De Duitse belastingdienst heeft de aftrek slechts voor 22% toegestaan, omdat zij van mening is dat Larentia + Minerva ook niet-economische activiteiten verricht, namelijk het bezit van aandelen in de dochterondernemingen, en hiervoor geen recht op aftrek van btw bestaat.
In de tweede zaak heeft Marenave aandelen verworven van vier personenvennootschappen en heeft tegen betaling meegewerkt aan het commerciële beheer van deze vennootschappen. De in verband met de beheersactiviteit in rekening gebrachte btw heeft zij volledig in aftrek gebracht.
De Duitse belastingdienst heeft de aftrek van btw geweigerd, omdat Marenave zich niet daadwerkelijk in het beheer van de dochterondernemingen zou hebben gemengd.

Oordeel HvJ
Btw-aftrekpositie holdingvennootschappen
Het HvJ oordeelt dat een holdingvennootschap die zich moeit in het beheer van haar dochtervennootschappen volledig recht heeft op aftrek van btw op de kosten die zij maakt ter verwerving van aandelen in dochtervennootschappen.
Een aftrekbeperking kan van toepassing zijn indien de holdingvennootschap naast btw belaste prestaties ook btw vrijgestelde prestaties verricht. De holdingvennootschap heeft dan recht op aftrek conform de pro rata.
Ten aanzien van de situatie waarin een zuivere holdingvennootschap (moeit zich niet in het beheer van haar dochtervennootschappen) geldt wel een aftrekbeperking (pre pro rata). De over de kosten voldane btw kan slechts gedeeltelijk worden afgetrokken. Het enkele bezit van aandelen in dochtervennootschappen kan niet worden aangemerkt als een economische activiteit van deze holding, zodat binnen de betaalde btw een splitsing moet worden gemaakt tussen het gedeelte dat betrekking heeft op economische activiteiten en het gedeelte dat betrekking heeft op de niet-economische activiteiten. 
Het is aan de nationale autoriteiten van lidstaten van de Europese Unie om aanwijzingen te geven voor de berekening daarvan.

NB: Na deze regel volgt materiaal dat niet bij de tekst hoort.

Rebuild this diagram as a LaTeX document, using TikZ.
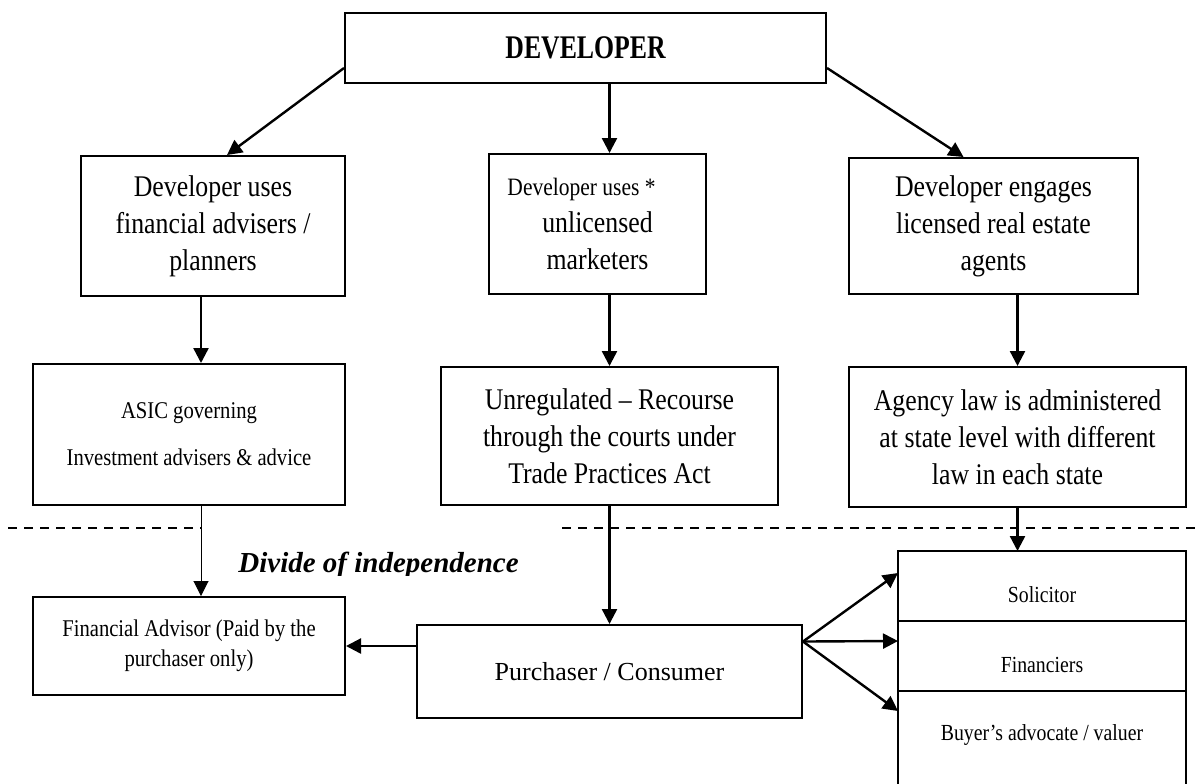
\documentclass[tikz,border=0pt]{standalone}
\usepackage{fontspec}
\setmainfont{Liberation Serif}
\newfontfamily\narrowfont{Liberation Serif}[FakeStretch=0.86]
\newfontfamily\devfont{Liberation Serif}[FakeStretch=0.78]
\usetikzlibrary{arrows.meta,positioning}

\begin{document}
\begin{tikzpicture}[x=0.5pt,y=-0.5pt]
\tikzstyle{box}=[rectangle, draw=black, line width=1pt, inner sep=0pt, align=center, font=\narrowfont\fontsize{15}{18.5}\selectfont]
\tikzstyle{small}=[box, font=\narrowfont\fontsize{12}{15}\selectfont]
\tikzstyle{cell}=[box, outer sep=0pt, minimum width=144pt, minimum height=35pt, text height=16.5pt, text depth=0pt, font=\narrowfont\fontsize{11.5}{14}\selectfont]
\tikzstyle{connect}=[-{Triangle[length=7.5pt,width=7.5pt]}, line width=1.2pt]
\tikzstyle{divide}=[dash pattern=on 4.5pt off 3.5pt, line width=1pt]
\useasboundingbox (0,0) rectangle (1197,783);
  \node[box, font=\devfont\bfseries\fontsize{16.5}{20}\selectfont, minimum width=240.5pt, minimum height=35pt] (dev) at (585.5,48) {DEVELOPER};
  \node[box, minimum width=132pt, minimum height=70pt] (fa) at (213,226) {Developer uses\\financial advisers /\\planners};
  \node[box, minimum width=108.5pt, minimum height=70pt] (um) at (597.5,224) {{\fontsize{12.5}{15}\selectfont Developer uses *\hspace*{16pt}}\\unlicensed\\marketers};
  \node[box, minimum width=144.5pt, minimum height=68pt] (re) at (993.5,226) {Developer engages\\licensed real estate\\agents};
  \node[small, minimum width=156pt, minimum height=70.5pt, font=\narrowfont\fontsize{12}{23.5}\selectfont] (asic) at (189,434.5) {ASIC governing\\Investment advisers \& advice};
  \node[box, minimum width=168.5pt, minimum height=69pt] (tpa) at (609.5,436) {Unregulated – Recourse\\through the courts under\\Trade Practices Act};
  \node[box, minimum width=168.5pt, minimum height=70pt] (agl) at (1017.5,437) {Agency law is administered\\at state level with different\\law in each state};
  \node[small, minimum width=156pt, minimum height=49pt] (fadv) at (189,646) {Financial Advisor (Paid by the\\purchaser only)};
  \node[box, minimum width=192.5pt, minimum height=46.5pt, font=\fontsize{13}{16}\selectfont] (pc) at (609.5,671.5) {Purchaser / Consumer};
  \node[cell, anchor=north] (sol) at (1042,551) {Solicitor};
  \node[cell, below=0pt of sol] (fin) {Financiers};
  \node[cell, below=0pt of fin, minimum height=55pt] (bav) {};
  \node[font=\narrowfont\fontsize{11.5}{14}\selectfont, inner sep=0pt] (bavtext) at ([yshift=-22pt]bav.north) {Buyer’s advocate / valuer};
  \begin{scope}
  \clip (0,0) rectangle (1197,575);
  \node[anchor=base west, inner sep=0pt, font=\bfseries\itshape\fontsize{14.5}{17}\selectfont] (divtext) at (238,572) {Divide of independence};
  \end{scope}
  \draw[divide] (8,528) -- (201,528);
  \draw[divide] (562,528) -- (1197,528);
  \draw[connect] ([yshift=-10pt]dev.west) -- ([xshift=7pt]fa.north);
  \draw[connect] (dev.south -| tpa) -- (um.north -| tpa);
  \draw[connect] ([yshift=-10pt]dev.east) -- ([xshift=-15pt]re.north);
  \draw[connect] ([xshift=-6pt]fa.south) -- ([xshift=-6pt]fa.south |- asic.north);
  \draw[connect] (um.south -| tpa) -- (tpa.north);
  \draw[connect] (re.south -| agl) -- (agl.north);
  \draw[connect, line width=0.5pt] ([xshift=6pt]asic.south) -- ([xshift=6pt]asic.south |- fadv.north);
  \draw[connect] (tpa.south) -- (pc.north);
  \draw[connect] (agl.south) -- (agl.south |- sol.north);
  \draw[connect] (pc.west |- fadv.east) -- (fadv.east);
  \coordinate (fork) at ([yshift=15pt]pc.east);
  \draw[connect] (fork) -- ([yshift=-11pt]sol.north west);
  \draw[connect] (fork) -- ([yshift=-10pt]fin.north west);
  \draw[connect] (fork) -- ([yshift=-10pt]bav.north west);
\end{tikzpicture}
\end{document}
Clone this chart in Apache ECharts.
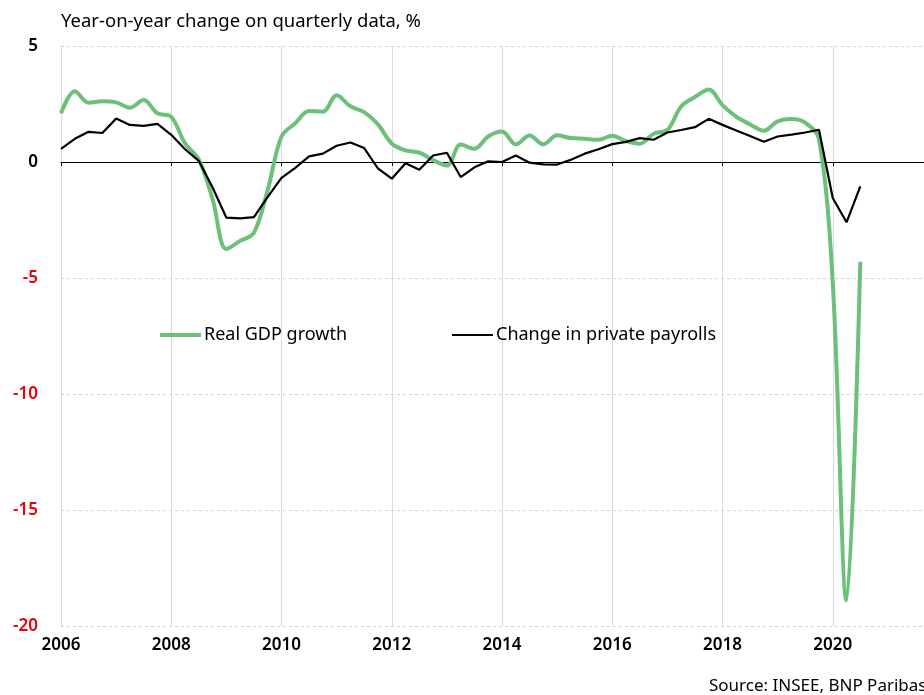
<!DOCTYPE html>
<html>
<head>
<meta charset="utf-8">
<title>France - GDP and private payrolls</title>
<script src="https://cdn.jsdelivr.net/npm/echarts@6.0.0/dist/echarts.min.js"></script>
<style>
	html, body {
		margin: 0;
		padding: 0;
		background: #fff;
		overflow: hidden;
	}
	/* the plot runs past the right edge of the window, like the original */
	#chart {
		width: 960px;
		height: 695px;
	}
</style>
</head>
<body>
<div id="chart"></div>
<script>
	// quarters from 2006Q1 to 2022Q1 (axis end)
	const years = [2006, 2007, 2008, 2009, 2010, 2011, 2012, 2013, 2014, 2015, 2016, 2017, 2018, 2019, 2020, 2021]
	const quarters = []
	years.forEach(y => {
		['Q1', 'Q2', 'Q3', 'Q4'].forEach(q => quarters.push(y + q))
	})
	quarters.push('2022Q1')

	// Real GDP growth, y/y %
	const gdpGrowth = [
		2.1, 3.05, 2.55, 2.62,
		2.57, 2.34, 2.67, 2.1,
		1.95, 0.8, 0.1, -1.6,
		-3.75, -3.4, -3.05, -1.2,
		1.1, 1.67, 2.2, 2.17,
		2.88, 2.4, 2.15, 1.62,
		0.8, 0.5, 0.4, 0.08,
		-0.15, 0.75, 0.57, 1.1,
		1.31, 0.76, 1.14, 0.76,
		1.15, 1.03, 1.0, 0.96,
		1.13, 0.9, 0.79, 1.22,
		1.38, 2.39, 2.8, 3.13,
		2.45, 1.95, 1.62, 1.35,
		1.75, 1.85, 1.7, 1.0,
		-5.2, -18.9, -4.3
	]

	// Change in private payrolls, y/y %
	const payrolls = [
		0.57, 1.0, 1.3, 1.25,
		1.87, 1.6, 1.56, 1.64,
		1.17, 0.55, 0.05, -1.1,
		-2.4, -2.43, -2.38, -1.5,
		-0.68, -0.25, 0.24, 0.36,
		0.7, 0.84, 0.6, -0.28,
		-0.72, -0.05, -0.33, 0.28,
		0.4, -0.65, -0.23, 0.03,
		0.0, 0.28, -0.03, -0.1,
		-0.11, 0.1, 0.36, 0.55,
		0.77, 0.87, 1.03, 0.96,
		1.27, 1.38, 1.5, 1.86,
		1.6, 1.36, 1.12, 0.87,
		1.1, 1.18, 1.27, 1.39,
		-1.55, -2.6, -1.05
	]

	const yTicks = { min: -20, max: 5, step: 5 }

	const FONT = 'Noto Sans'
	const GREEN = '#6dc07a'
	// every 2 years, skip the last one which is off screen
	const everyTwoYears = (idx) => idx % 8 === 0 && idx < quarters.length - 1

	let myChart = echarts.init(document.getElementById('chart'))
	myChart.setOption({
		animation: false,
		textStyle: { fontFamily: FONT },
		title: {
			text: 'Year-on-year change on quarterly data, %',
			left: 56,
			top: 7,
			textStyle: {
				color: '#000',
				fontSize: 18.5,
				fontWeight: 'normal',
				fontFamily: FONT
			}
		},
		legend: [
			{
				data: ['Real GDP growth'],
				left: 160,
				top: 326,
				padding: 0,
				icon: 'rect',
				itemWidth: 41,
				itemHeight: 4,
				itemGap: 0,
				textStyle: { color: '#000', fontSize: 18, fontFamily: FONT, padding: [0, 0, 0, -2] }
			},
			{
				data: ['Change in private payrolls'],
				left: 452,
				top: 326,
				padding: 0,
				icon: 'rect',
				itemWidth: 41,
				itemHeight: 2,
				itemGap: 0,
				textStyle: { color: '#000', fontSize: 18, fontFamily: FONT, padding: [0, 0, 0, -2] }
			}
		],
		grid: {
			left: 61,
			top: 46,
			width: 882,
			height: 580
		},
		xAxis: [
			{
				// labels + vertical grid at the bottom
				type: 'category',
				data: quarters,
				boundaryGap: false,
				position: 'bottom',
				axisLine: { show: false, onZero: false },
				axisTick: { show: false },
				axisLabel: {
					interval: everyTwoYears,
					formatter: v => v.slice(0, 4),
					color: '#000',
					fontSize: 17,
					fontWeight: 600,
					fontFamily: FONT,
					margin: 11
				},
				splitLine: {
					show: true,
					interval: everyTwoYears,
					lineStyle: { color: '#dadada', width: 1 }
				}
			},
			{
				// zero line with the small ticks
				type: 'category',
				data: quarters,
				boundaryGap: false,
				position: 'bottom',
				axisLine: { show: true, onZero: true, lineStyle: { color: '#000', width: 1 } },
				axisTick: { show: true, interval: everyTwoYears, length: 4, lineStyle: { color: '#000' } },
				axisLabel: { show: false },
				splitLine: { show: false }
			}
		],
		yAxis: {
			type: 'value',
			min: yTicks.min,
			max: yTicks.max,
			interval: yTicks.step,
			axisLine: { show: false },
			axisTick: { show: false },
			axisLabel: {
				margin: 23,
				fontSize: 17,
				fontWeight: 600,
				fontFamily: FONT,
				color: v => (v < 0 ? '#e8000b' : '#000')
			},
			splitLine: {
				show: true,
				lineStyle: { color: '#d4d4d4', type: [3, 3], width: 1 }
			}
		},
		series: [
			{
				name: 'Real GDP growth',
				type: 'line',
				xAxisIndex: 0,
				data: gdpGrowth,
				smooth: 0.35,
				symbol: 'none',
				lineStyle: { color: GREEN, width: 4 },
				itemStyle: { color: GREEN }
			},
			{
				name: 'Change in private payrolls',
				type: 'line',
				xAxisIndex: 0,
				data: payrolls,
				symbol: 'none',
				lineStyle: { color: '#000', width: 2.2 },
				itemStyle: { color: '#000' }
			}
		],
		graphic: [
			{
				type: 'text',
				left: 709,
				top: 678,
				style: {
					text: 'Source: INSEE, BNP Paribas',
					fill: '#000',
					fontSize: 17,
					fontFamily: FONT
				}
			}
		]
	})
</script>
</body>
</html>
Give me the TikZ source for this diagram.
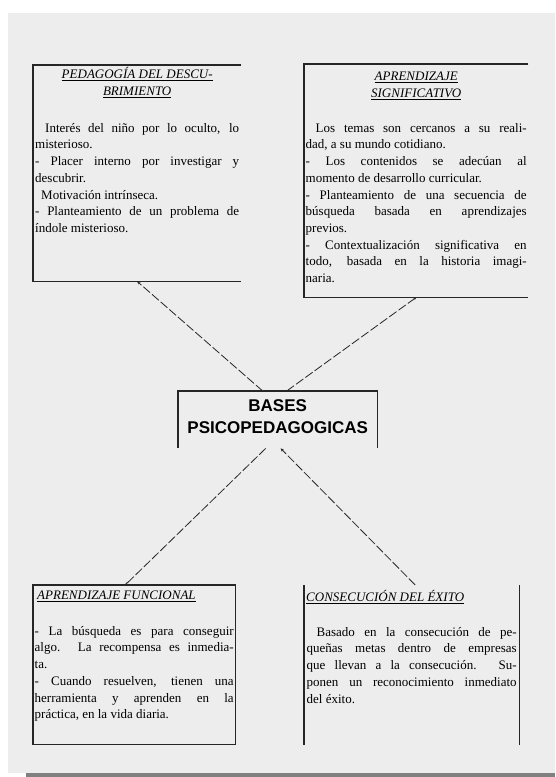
\documentclass[tikz,border=0pt]{standalone}
\usepackage{fontspec}
\setmainfont{Liberation Serif}
\newfontfamily\boxsans{Liberation Sans}
\usetikzlibrary{positioning,arrows.meta}
\definecolor{panelgray}{HTML}{EDEDED}
\definecolor{shadowgray}{HTML}{808080}

\begin{document}
\begin{tikzpicture}[x=1pt, y=-1pt,
    boxframe/.style={inner sep=0pt, anchor=north west},
    boxline/.style={line width=1.1pt, black!85},
    boxtitle/.style={inner sep=0pt, align=center, font=\fontsize{13}{17}\selectfont\itshape},
    boxbody/.style={inner sep=0pt, align=justify, font=\fontsize{13}{16.7}\selectfont},
    link/.style={line width=0.8pt, black!85, dash pattern=on 9pt off 2.5pt},
    linktip/.style={-{Stealth[length=3pt, width=3pt]}}
]
    % Page
    \useasboundingbox (0,0) rectangle (555,777);
    \fill[panelgray] (8,13) rectangle (555,773);
    \fill[shadowgray] (26,773) rectangle (555,777);

    % Frames
    \node[boxframe, minimum width=208pt, minimum height=216pt] (ped) at (33,65) {};
    \node[boxframe, minimum width=224pt, minimum height=233pt] (sig) at (304,64) {};
    \node[boxframe, minimum width=199pt, minimum height=57pt] (bases) at (178,391) {};
    \node[boxframe, minimum width=202pt, minimum height=159pt] (fun) at (33,585) {};
    \node[boxframe, minimum width=215pt, minimum height=160pt] (exi) at (304,585) {};

    \draw[boxline] (ped.north east) -- (ped.north west) -- (ped.south west) -- (ped.south east);
    \draw[boxline] (sig.north east) -- (sig.north west) -- (sig.south west) -- (sig.south east);
    \draw[boxline] (bases.south west) -- (bases.north west) -- (bases.north east) -- (bases.south east);
    \draw[boxline] (fun.north west) rectangle (fun.south east);
    \draw[boxline] (exi.north west) -- (exi.south west);
    \draw[boxline] (exi.north east) -- (exi.south east);

    % Pedagogia del descubrimiento
    \node[boxtitle, below=2pt of ped.north] (pedtitle)
        {\underline{PEDAGOGÍA DEL DESCU-}\\\underline{BRIMIENTO}};
    \node[boxbody, text width=204pt, below=58pt of ped.north] (pedtext)
        {\hspace*{10pt}Interés del niño por lo oculto, lo\linebreak misterioso.\par
         - Placer interno por investigar y\linebreak descubrir.\par
         \hspace*{6pt}Motivación intrínseca.\par
         - Planteamiento de un problema de\linebreak índole misterioso.};

    % Aprendizaje significativo
    \node[boxtitle, below=8pt of sig.north] (sigtitle)
        {\underline{APRENDIZAJE}\\\underline{SIGNIFICATIVO}};
    \node[boxbody, text width=221pt, below=59pt of sig.north] (sigtext)
        {\hspace*{10pt}Los temas son cercanos a su reali-\linebreak dad, a su mundo cotidiano.\par
         - Los contenidos se adecúan al\linebreak momento de desarrollo curricular.\par
         - Planteamiento de una secuencia de\linebreak búsqueda basada en aprendizajes\linebreak previos.\par
         - Contextualización significativa en\linebreak todo, basada en la historia imagi-\linebreak naria.};

    % Centre
    \node[inner sep=0pt, align=center, font=\boxsans\bfseries\fontsize{17}{22}\selectfont,
          below=8pt of bases.north] (basestext) {BASES\\PSICOPEDAGOGICAS};

    % Aprendizaje funcional
    \node[boxtitle, anchor=north west, below right=6pt and 4pt of fun.north west] (funtitle)
        {\underline{APRENDIZAJE FUNCIONAL}};
    \node[boxbody, text width=199pt, below=41pt of fun.north] (funtext)
        {- La búsqueda es para conseguir\linebreak algo. La recompensa es inmedia-\linebreak ta.\par
         - Cuando resuelven, tienen una\linebreak herramienta y aprenden en la\linebreak práctica, en la vida diaria.};

    % Consecucion del exito
    \node[boxtitle, anchor=north west, below right=5pt and 2pt of exi.north west] (exititle)
        {\underline{CONSECUCIÓN DEL ÉXITO}};
    \node[boxbody, text width=210pt, below=42pt of exi.north] (exitext)
        {\hspace*{10pt}Basado en la consecución de pe-\linebreak queñas metas dentro de empresas\linebreak
         que llevan a la consecución. Su-\linebreak ponen un reconocimiento inmediato\linebreak del éxito.};

    % Links
    \draw[link, linktip] ([xshift=-15pt]bases.north) -- (ped.south);
    \draw[link, linktip] ([xshift=9pt]bases.north) -- (sig.south);
    \draw[link, linktip] ([xshift=-12pt]bases.south) -- ([xshift=-9pt]fun.north);
    \draw[link, linktip] ([xshift=3.5pt]exi.north) -- ([xshift=3pt]bases.south);
\end{tikzpicture}
\end{document}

Voorwaarden voor de fiscale eenheid btw
Het Duitse recht bepaalt dat personenvennootschappen niet onder een fiscale eenheid btw kunnen vallen. Ook vereist de Duitse regelgeving dat er een verband van ondergeschiktheid bestaat tussen de dochterondernemingen en het overkoepelend orgaan.
Het HvJ oordeelt dat deze voorwaarden in strijd zijn met de Europese btw-richtlijn. Dit is slechts anders indien deze voorwaarden nodig zijn om misbruik te voorkomen of fraude te bestrijden. De verwijzende rechter dient na te gaan of dit het geval is.

Tot slot oordeelt het HvJ dat de fiscale eenheidsbepaling uit de Europese btw-richtlijn geen rechtstreekse werking heeft, omdat deze bepaling verlangt dat nationale bepalingen worden vastgesteld die de voorwaarden voor opname in een fiscale eenheid concretiseren. Dit betekent dat belastingplichtigen zich er niet rechtstreeks op kunnen beroepen ingeval de wetgeving van hun lidstaat niet verenigbaar is met deze bepaling.